Я долго разговаривал с летчиками, объяснял им нелегкую обстановку в тылу и на фронте:
— Заводы эвакуируются в глубь страны. В снабжении самолетами неизбежны временные перебои. Поэтому надо быстрее восстанавливать те машины, которыми располагаем.
— Это все понятно, — соглашались летчики. — Но ведь обидно. Душа горит от злости, драться хочется, а мы…
— Наберитесь терпения, — успокаивал я их. — Настанет и ваш черед. Война только что началась.
Прихожу на следующее утро на самолетную стоянку и вижу: вчерашние собеседники уже трудятся.
— Как дела? — спрашиваю их.
— Пока осваиваем смежные профессии, а завтра можно будет лететь.
— Ну вот. А вы загрустили: воевать не на чем…
После этого случая мы решили провести в полках партийные и комсомольские собрания с повесткой дня «Быстрее вводить самолеты в строй». Эта задача имела немаловажное значение, нужно было срочно мобилизовать усилия всех людей.
Помню, на одном из таких собраний выступил молодой летчик Утюзкпн.
— Самолет, — сказал он, — как живой организм. Когда мотор дает перебои, кажется, и у тебя в сердце какой-то клапан отказывает. Продырявили плоскость — будто тот же осколок через твое тело прошел. Но если все хорошо — душа радуется. Летишь и петь хочется. Так что, товарищи летчики, давайте засучим рукава и поможем нашим друзьям техникам восстановить машины. Глядишь, и «безлошадники» повеселеют, когда снова сядут в кабины своих боевых кораблей.
Прямо с собрания коммунисты и комсомольцы уходили на стоянки и ночью, при свете переносных ламп, начинали восстанавливать и ремонтировать самолеты.
Трудные испытания выпали и на долю батальонов аэродромного обслуживания. На них было возложено боевое обеспечение полков: питание и обмундирование личного состава, подготовка взлетно — посадочных полос, содержание аэродромов в надлежащем состоянии. На их попечении находились также различные склады, техника. Поднять все это хозяйство в короткий срок, перебазироваться на новое место — часто по бездорожью, под бомбежкой или обстрелом вражеской авиации — задача ие из легких.

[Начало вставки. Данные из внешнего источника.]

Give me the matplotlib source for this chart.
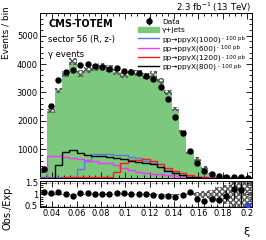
import numpy as np
import matplotlib
matplotlib.use("Agg")
import matplotlib.pyplot as plt
from matplotlib.ticker import MultipleLocator, FixedLocator
import matplotlib.patches as mpatches
from matplotlib.lines import Line2D

# ---- data ----
bin_edges = [0.03 + 0.006 * i for i in range(30)]
data = [304, 2530, 3430, 3730, 3785, 3960, 4015, 3945, 3910, 3840, 3870, 3750, 3715,
        3695, 3570, 3485, 3200, 2760, 2125, 1560, 940, 515, 244, 138, 46, 15, 8, 4, 1]
mc = [271, 2343, 3063, 3657, 4080, 3667, 3788, 3868, 3910, 3840, 3721, 3606, 3715,
      3695, 3570, 3630, 3404, 3000, 2415, 1625, 870, 652, 344, 175, 61, 16, 6.4, 3.4, 4]
mc_rel_unc = [0.03] * 20 + [0.05, 0.1, 0.15, 0.2, 0.3, 0.4, 0.6, 0.6, 0.6]
sig_1000 = [15, 15, 15, 15, 20, 300, 590, 830, 830, 820, 800, 780, 740, 700, 600, 505,
            385, 270, 175, 60, 30, 15, 5, 0, 0, 0, 0, 0, 0]
sig_600 = [0, 750, 750, 740, 700, 640, 620, 600, 520, 500, 450, 350, 270, 210, 170, 120,
           110, 80, 60, 40, 30, 20, 10, 5, 0, 0, 0, 0, 0]
sig_1200 = [0, 0, 0, 20, 20, 20, 20, 20, 20, 20, 210, 525, 620, 630, 650, 580, 470, 330,
            233, 150, 90, 30, 10, 0, 0, 0, 0, 0, 0]
sig_800 = [0, 0, 445, 905, 975, 870, 800, 760, 745, 720, 690, 650, 600, 560, 530, 470,
           365, 245, 150, 90, 30, 10, 0, 0, 0, 0, 0, 0, 0]
masses = ['1000', '600', '1200', '800']
x_ticks = [0.04, 0.06, 0.08, 0.1, 0.12, 0.14, 0.16, 0.18, 0.2]
x_tick_labels = ['0.04', '0.06', '0.08', '0.1', '0.12', '0.14', '0.16', '0.18', '0.2']

edges = np.array(bin_edges)
centers = 0.5 * (edges[:-1] + edges[1:])
data = np.array(data, float)
mc = np.array(mc, float)
unc = mc * np.array(mc_rel_unc)

W, H = 266, 240
plt.rcParams['font.family'] = ['DejaVu Sans']
fig = plt.figure(figsize=(W / 100, H / 100), dpi=100)
fs = 6

ax = fig.add_axes([40 / W, 1 - 177.6 / H, 212 / W, (177.6 - 13) / H])
rx = fig.add_axes([40 / W, 1 - 207 / H, 212 / W, (207 - 181) / H], sharex=ax)

green = '#7cc87c'
ax.stairs(mc, edges, fill=True, color=green, lw=0, zorder=1)
ax.stairs(mc + unc, edges, baseline=mc - unc, fill=True, facecolor='none',
          edgecolor='#555555', hatch='xxxxxx', lw=0, zorder=2)

sig_cols = ['#5a78e6', '#ff33ff', '#ff1a1a', 'black']
for col, vals in zip(sig_cols, [sig_1000, sig_600, sig_1200, sig_800]):
    ax.stairs(vals, edges, color=col, lw=1.0, zorder=3)

err = np.sqrt(data)
hd = ax.errorbar(centers, data, yerr=err, fmt='o', color='black', ms=3.6,
                 elinewidth=0.8, capsize=0, zorder=5)

ax.set_xlim(0.03, 0.204)
ax.set_ylim(0, 5800)
ax.set_yticks([1000, 2000, 3000, 4000, 5000])
ax.yaxis.set_minor_locator(MultipleLocator(200))
ax.xaxis.set_major_locator(MultipleLocator(0.02))
ax.xaxis.set_minor_locator(MultipleLocator(0.005))
for a in (ax, rx):
    a.tick_params(which='both', direction='in', top=True, right=True, labelsize=fs,
                  width=0.6, pad=1.5)
    a.tick_params(which='major', length=4)
    a.tick_params(which='minor', length=2)
    for s in a.spines.values():
        s.set_linewidth(0.7)
ax.tick_params(labelbottom=False)
ax.set_ylabel('Events / bin', fontsize=6.4, labelpad=2)
ax.yaxis.set_label_coords(-0.14, 0.88)

# texts
ax.text(0.04, 0.933, 'CMS-TOTEM', transform=ax.transAxes, fontsize=7,
        fontweight='bold', va='center', ha='left')
ax.text(0.04, 0.842, 'sector 56 (R, z-)', transform=ax.transAxes, fontsize=6,
        va='center', ha='left')
ax.text(0.04, 0.745, 'γ events', transform=ax.transAxes, fontsize=6,
        va='center', ha='left')
fig.text(251 / W, 1 - 7 / H, '2.3 fb$^{-1}$ (13 TeV)', fontsize=6.2, ha='right', va='center')

# legend
leg_handles = [hd, mpatches.Patch(color=green)] + [Line2D([], [], color=c, lw=1) for c in sig_cols]
leg_labels = ['Data', 'γ+jets'] + [f'pp→ppγX({m})' for m in masses]
leg = ax.legend(leg_handles, leg_labels, loc='upper left', bbox_to_anchor=(0.45, 0.985),
                fontsize=5.3, frameon=False, handlelength=2.8, handletextpad=0.45,
                labelspacing=0.35, borderaxespad=0)
fig.canvas.draw()
for t in leg.get_texts()[2:]:
    bb = t.get_window_extent()
    xf, yf = fig.transFigure.inverted().transform((bb.x1, bb.y0))
    fig.text(xf + 0.005, yf + 0.006, '- 100 pb', fontsize=4, ha='left', va='bottom')

# ratio panel
ratio = np.where(mc > 0, data / mc, 0)
rerr = np.sqrt(data) / mc
runc = np.array(mc_rel_unc)
rx.stairs(1 + runc, edges, baseline=1 - runc, fill=True, facecolor='none',
          edgecolor='#555555', hatch='xxxxxx', lw=0, zorder=2)
for yv in (0.5, 1.0, 1.5):
    rx.axhline(yv, color='#888888', ls=(0, (1, 1.5)), lw=0.7, zorder=1)
ylo, yhi = 0.45, 1.58
inr = ratio >= ylo
rx.errorbar(centers[inr], ratio[inr], yerr=rerr[inr], fmt='o', color='black', ms=3.6,
            elinewidth=0.8, capsize=0, zorder=5)
out = ~inr
rx.plot(centers[out], np.full(out.sum(), ylo + 0.06), marker='v', color='#3344dd',
        ms=4, ls='none', zorder=6)
rx.set_ylim(ylo, yhi)
rx.yaxis.set_major_locator(FixedLocator([0.5, 1.0, 1.5]))
rx.yaxis.set_minor_locator(MultipleLocator(0.1))
rx.set_yticklabels(['0.5', '1', '1.5'])
rx.set_ylabel('Obs./Exp.', fontsize=7, labelpad=2)
rx.yaxis.set_label_coords(-0.13, 0.0)
rx.set_xticks(x_ticks)
rx.set_xticklabels(x_tick_labels)
fig.text(246 / W, 1 - 232 / H, 'ξ', fontsize=8, ha='center', va='center')

fig.savefig('out.png', dpi=100)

Я уже рассказывал о батальонном комиссаре Розове. В первый день войны он проявил растерянность, но потом взял себя в руки, и нам не приходилось упрекать его в бездеятельности и малодушии. Но и Розов при всей своей энергии не мог сделать всего, что хотелось: были обстоятельства, которые влияли на ход событий помимо его воли.
Немало хлопот доставляли нам и гитлеровские агенты, наводившие бомбардировщиков на наши аэродромы. Нередко перед вражеским налетом на земле вдруг вспыхивали костры или взвивались в небо сигнальные ракеты.
Однажды солдаты батальона аэродромного обслуживания задержали такого сигнальщика. Случилось это на полевом аэродроме, где формировался 238–й истребительный авиационный полк. Политработник Герасимов, исполнявший обязанности командира, был человеком принципиальным, к врагам и их прихвостням относился беспощадно. Когда к нему привели лазутчика, он строго спросил:
— Костры — твоя работа?
Лазутчик молчал.
— Я спрашиваю, — повысил голос Герасимов, — костры — твоя работа?
Задержанный снова не ответил.
— А может, он по — русски не понимает? — подал кто-то голос.
— Вызовите красноармейца Маскаучависа, — распорядился политработник.
Маскаучавис был комсоргом в роте охраны. Родился он неподалеку от Паневежиса, хорошо знал и местный язык и местные обычаи.
— Спросите его, — указал Герасимов на задержанного, — зачем он разводил костры перед налетом немецких бомбардировщиков?